▸ Problem statement
Omit all images. Transcribe the rest of the material below exactly.

◇ ◇ ◇

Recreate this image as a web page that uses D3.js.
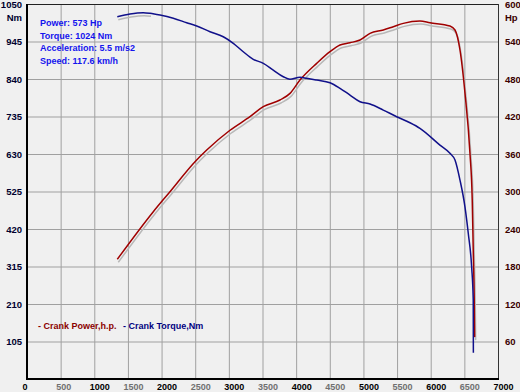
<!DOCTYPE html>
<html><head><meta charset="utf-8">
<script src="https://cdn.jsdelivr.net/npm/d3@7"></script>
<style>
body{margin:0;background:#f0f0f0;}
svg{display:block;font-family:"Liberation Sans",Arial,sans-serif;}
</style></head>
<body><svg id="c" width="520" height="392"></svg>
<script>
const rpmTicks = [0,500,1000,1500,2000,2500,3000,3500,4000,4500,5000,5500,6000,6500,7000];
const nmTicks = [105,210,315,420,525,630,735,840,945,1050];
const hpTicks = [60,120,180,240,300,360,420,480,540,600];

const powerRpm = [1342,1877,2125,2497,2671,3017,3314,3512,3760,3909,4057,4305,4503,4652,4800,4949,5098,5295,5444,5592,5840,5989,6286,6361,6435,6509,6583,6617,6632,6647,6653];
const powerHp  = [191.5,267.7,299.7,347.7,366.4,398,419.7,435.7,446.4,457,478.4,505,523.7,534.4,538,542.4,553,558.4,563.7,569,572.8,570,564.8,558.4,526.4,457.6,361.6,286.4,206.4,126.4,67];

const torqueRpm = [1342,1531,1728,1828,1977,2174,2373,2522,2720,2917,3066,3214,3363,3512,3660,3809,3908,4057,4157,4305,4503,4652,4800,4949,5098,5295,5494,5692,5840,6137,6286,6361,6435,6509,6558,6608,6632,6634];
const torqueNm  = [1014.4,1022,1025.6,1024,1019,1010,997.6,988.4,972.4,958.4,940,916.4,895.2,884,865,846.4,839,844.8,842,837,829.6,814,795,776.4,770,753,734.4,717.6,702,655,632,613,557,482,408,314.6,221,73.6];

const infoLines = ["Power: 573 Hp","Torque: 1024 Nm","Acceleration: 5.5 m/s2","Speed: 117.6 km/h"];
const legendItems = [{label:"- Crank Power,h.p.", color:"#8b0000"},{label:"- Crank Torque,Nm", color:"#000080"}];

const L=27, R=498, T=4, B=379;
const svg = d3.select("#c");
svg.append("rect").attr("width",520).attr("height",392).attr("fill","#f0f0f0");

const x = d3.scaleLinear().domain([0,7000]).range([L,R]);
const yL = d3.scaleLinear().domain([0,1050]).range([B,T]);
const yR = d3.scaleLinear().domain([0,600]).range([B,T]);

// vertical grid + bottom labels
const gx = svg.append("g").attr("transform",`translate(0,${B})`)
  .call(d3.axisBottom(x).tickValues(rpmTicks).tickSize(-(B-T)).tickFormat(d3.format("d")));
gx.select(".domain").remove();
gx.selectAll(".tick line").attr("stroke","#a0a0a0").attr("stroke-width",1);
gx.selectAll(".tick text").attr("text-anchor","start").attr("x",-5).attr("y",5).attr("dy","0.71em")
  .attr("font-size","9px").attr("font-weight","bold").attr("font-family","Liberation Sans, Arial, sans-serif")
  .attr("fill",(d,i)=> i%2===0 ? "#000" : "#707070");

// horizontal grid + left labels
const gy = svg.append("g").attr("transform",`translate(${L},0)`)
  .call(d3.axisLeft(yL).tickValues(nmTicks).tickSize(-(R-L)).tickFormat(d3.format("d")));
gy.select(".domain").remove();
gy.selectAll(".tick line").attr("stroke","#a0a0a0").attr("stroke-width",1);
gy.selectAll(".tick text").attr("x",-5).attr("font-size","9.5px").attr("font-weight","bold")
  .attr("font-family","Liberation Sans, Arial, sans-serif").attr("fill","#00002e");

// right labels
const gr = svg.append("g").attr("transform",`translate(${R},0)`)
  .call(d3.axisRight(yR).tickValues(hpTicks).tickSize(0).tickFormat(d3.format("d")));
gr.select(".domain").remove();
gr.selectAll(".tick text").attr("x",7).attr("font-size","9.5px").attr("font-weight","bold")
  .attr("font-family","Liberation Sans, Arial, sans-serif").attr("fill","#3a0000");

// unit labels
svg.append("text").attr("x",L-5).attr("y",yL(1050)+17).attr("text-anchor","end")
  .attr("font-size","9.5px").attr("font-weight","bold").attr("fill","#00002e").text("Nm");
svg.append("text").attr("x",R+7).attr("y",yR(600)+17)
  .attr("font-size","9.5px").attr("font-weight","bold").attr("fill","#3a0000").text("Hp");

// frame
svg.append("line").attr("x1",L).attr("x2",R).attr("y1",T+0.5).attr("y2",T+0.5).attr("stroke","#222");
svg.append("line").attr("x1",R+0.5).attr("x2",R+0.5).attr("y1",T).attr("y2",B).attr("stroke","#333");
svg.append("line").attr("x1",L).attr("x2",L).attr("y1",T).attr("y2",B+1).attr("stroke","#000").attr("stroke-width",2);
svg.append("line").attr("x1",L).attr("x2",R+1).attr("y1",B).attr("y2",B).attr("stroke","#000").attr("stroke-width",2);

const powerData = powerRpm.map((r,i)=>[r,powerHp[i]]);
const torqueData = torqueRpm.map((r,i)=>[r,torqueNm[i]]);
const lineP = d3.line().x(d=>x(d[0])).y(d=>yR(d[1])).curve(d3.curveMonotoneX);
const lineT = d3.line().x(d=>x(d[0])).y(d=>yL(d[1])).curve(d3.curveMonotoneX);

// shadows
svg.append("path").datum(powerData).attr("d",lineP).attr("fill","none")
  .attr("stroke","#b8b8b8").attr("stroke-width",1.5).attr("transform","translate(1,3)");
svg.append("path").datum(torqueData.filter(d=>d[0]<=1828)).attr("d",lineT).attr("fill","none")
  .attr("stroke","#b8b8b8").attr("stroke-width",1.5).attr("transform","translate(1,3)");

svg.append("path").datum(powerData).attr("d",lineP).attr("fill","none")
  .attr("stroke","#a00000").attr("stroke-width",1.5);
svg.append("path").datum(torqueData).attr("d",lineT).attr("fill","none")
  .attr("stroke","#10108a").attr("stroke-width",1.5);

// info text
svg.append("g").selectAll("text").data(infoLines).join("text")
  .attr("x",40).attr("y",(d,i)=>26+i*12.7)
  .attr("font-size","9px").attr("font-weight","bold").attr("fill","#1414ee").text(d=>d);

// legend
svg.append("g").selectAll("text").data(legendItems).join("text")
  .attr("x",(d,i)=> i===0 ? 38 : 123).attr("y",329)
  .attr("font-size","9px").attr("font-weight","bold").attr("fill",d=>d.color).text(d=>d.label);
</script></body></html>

◇ ◇ ◇

▸ Output for this task
Recreate this image as a web page that uses D3.js.
<!DOCTYPE html>
<html><head><meta charset="utf-8">
<script src="https://cdn.jsdelivr.net/npm/d3@7"></script>
<style>
body{margin:0;background:#f0f0f0;}
svg{display:block;font-family:"Liberation Sans",Arial,sans-serif;}
</style></head>
<body><svg id="c" width="520" height="392"></svg>
<script>
const rpmTicks = [0,500,1000,1500,2000,2500,3000,3500,4000,4500,5000,5500,6000,6500,7000];
const nmTicks = [105,210,315,420,525,630,735,840,945,1050];
const hpTicks = [60,120,180,240,300,360,420,480,540,600];

const powerRpm = [1342,1877,2125,2497,2671,3017,3314,3512,3760,3909,4057,4305,4503,4652,4800,4949,5098,5295,5444,5592,5840,5989,6286,6361,6435,6509,6583,6617,6632,6647,6653];
const powerHp  = [191.5,267.7,299.7,347.7,366.4,398,419.7,435.7,446.4,457,478.4,505,523.7,534.4,538,542.4,553,558.4,563.7,569,572.8,570,564.8,558.4,526.4,457.6,361.6,286.4,206.4,126.4,67];

const torqueRpm = [1342,1531,1728,1828,1977,2174,2373,2522,2720,2917,3066,3214,3363,3512,3660,3809,3908,4057,4157,4305,4503,4652,4800,4949,5098,5295,5494,5692,5840,6137,6286,6361,6435,6509,6558,6608,6632,6634];
const torqueNm  = [1014.4,1022,1025.6,1024,1019,1010,997.6,988.4,972.4,958.4,940,916.4,895.2,884,865,846.4,839,844.8,842,837,829.6,814,795,776.4,770,753,734.4,717.6,702,655,632,613,557,482,408,314.6,221,73.6];

const infoLines = ["Power: 573 Hp","Torque: 1024 Nm","Acceleration: 5.5 m/s2","Speed: 117.6 km/h"];
const legendItems = [{label:"- Crank Power,h.p.", color:"#8b0000"},{label:"- Crank Torque,Nm", color:"#000080"}];

const L=27, R=498, T=4, B=379;
const svg = d3.select("#c");
svg.append("rect").attr("width",520).attr("height",392).attr("fill","#f0f0f0");

const x = d3.scaleLinear().domain([0,7000]).range([L,R]);
const yL = d3.scaleLinear().domain([0,1050]).range([B,T]);
const yR = d3.scaleLinear().domain([0,600]).range([B,T]);

// vertical grid + bottom labels
const gx = svg.append("g").attr("transform",`translate(0,${B})`)
  .call(d3.axisBottom(x).tickValues(rpmTicks).tickSize(-(B-T)).tickFormat(d3.format("d")));
gx.select(".domain").remove();
gx.selectAll(".tick line").attr("stroke","#a0a0a0").attr("stroke-width",1);
gx.selectAll(".tick text").attr("text-anchor","start").attr("x",-5).attr("y",5).attr("dy","0.71em")
  .attr("font-size","9px").attr("font-weight","bold").attr("font-family","Liberation Sans, Arial, sans-serif")
  .attr("fill",(d,i)=> i%2===0 ? "#000" : "#707070");

// horizontal grid + left labels
const gy = svg.append("g").attr("transform",`translate(${L},0)`)
  .call(d3.axisLeft(yL).tickValues(nmTicks).tickSize(-(R-L)).tickFormat(d3.format("d")));
gy.select(".domain").remove();
gy.selectAll(".tick line").attr("stroke","#a0a0a0").attr("stroke-width",1);
gy.selectAll(".tick text").attr("x",-5).attr("font-size","9.5px").attr("font-weight","bold")
  .attr("font-family","Liberation Sans, Arial, sans-serif").attr("fill","#00002e");

// right labels
const gr = svg.append("g").attr("transform",`translate(${R},0)`)
  .call(d3.axisRight(yR).tickValues(hpTicks).tickSize(0).tickFormat(d3.format("d")));
gr.select(".domain").remove();
gr.selectAll(".tick text").attr("x",7).attr("font-size","9.5px").attr("font-weight","bold")
  .attr("font-family","Liberation Sans, Arial, sans-serif").attr("fill","#3a0000");

// unit labels
svg.append("text").attr("x",L-5).attr("y",yL(1050)+17).attr("text-anchor","end")
  .attr("font-size","9.5px").attr("font-weight","bold").attr("fill","#00002e").text("Nm");
svg.append("text").attr("x",R+7).attr("y",yR(600)+17)
  .attr("font-size","9.5px").attr("font-weight","bold").attr("fill","#3a0000").text("Hp");

// frame
svg.append("line").attr("x1",L).attr("x2",R).attr("y1",T+0.5).attr("y2",T+0.5).attr("stroke","#222");
svg.append("line").attr("x1",R+0.5).attr("x2",R+0.5).attr("y1",T).attr("y2",B).attr("stroke","#333");
svg.append("line").attr("x1",L).attr("x2",L).attr("y1",T).attr("y2",B+1).attr("stroke","#000").attr("stroke-width",2);
svg.append("line").attr("x1",L).attr("x2",R+1).attr("y1",B).attr("y2",B).attr("stroke","#000").attr("stroke-width",2);

const powerData = powerRpm.map((r,i)=>[r,powerHp[i]]);
const torqueData = torqueRpm.map((r,i)=>[r,torqueNm[i]]);
const lineP = d3.line().x(d=>x(d[0])).y(d=>yR(d[1])).curve(d3.curveMonotoneX);
const lineT = d3.line().x(d=>x(d[0])).y(d=>yL(d[1])).curve(d3.curveMonotoneX);

// shadows
svg.append("path").datum(powerData).attr("d",lineP).attr("fill","none")
  .attr("stroke","#b8b8b8").attr("stroke-width",1.5).attr("transform","translate(1,3)");
svg.append("path").datum(torqueData.filter(d=>d[0]<=1828)).attr("d",lineT).attr("fill","none")
  .attr("stroke","#b8b8b8").attr("stroke-width",1.5).attr("transform","translate(1,3)");

svg.append("path").datum(powerData).attr("d",lineP).attr("fill","none")
  .attr("stroke","#a00000").attr("stroke-width",1.5);
svg.append("path").datum(torqueData).attr("d",lineT).attr("fill","none")
  .attr("stroke","#10108a").attr("stroke-width",1.5);

// info text
svg.append("g").selectAll("text").data(infoLines).join("text")
  .attr("x",40).attr("y",(d,i)=>26+i*12.7)
  .attr("font-size","9px").attr("font-weight","bold").attr("fill","#1414ee").text(d=>d);

// legend
svg.append("g").selectAll("text").data(legendItems).join("text")
  .attr("x",(d,i)=> i===0 ? 38 : 123).attr("y",329)
  .attr("font-size","9px").attr("font-weight","bold").attr("fill",d=>d.color).text(d=>d.label);
</script></body></html>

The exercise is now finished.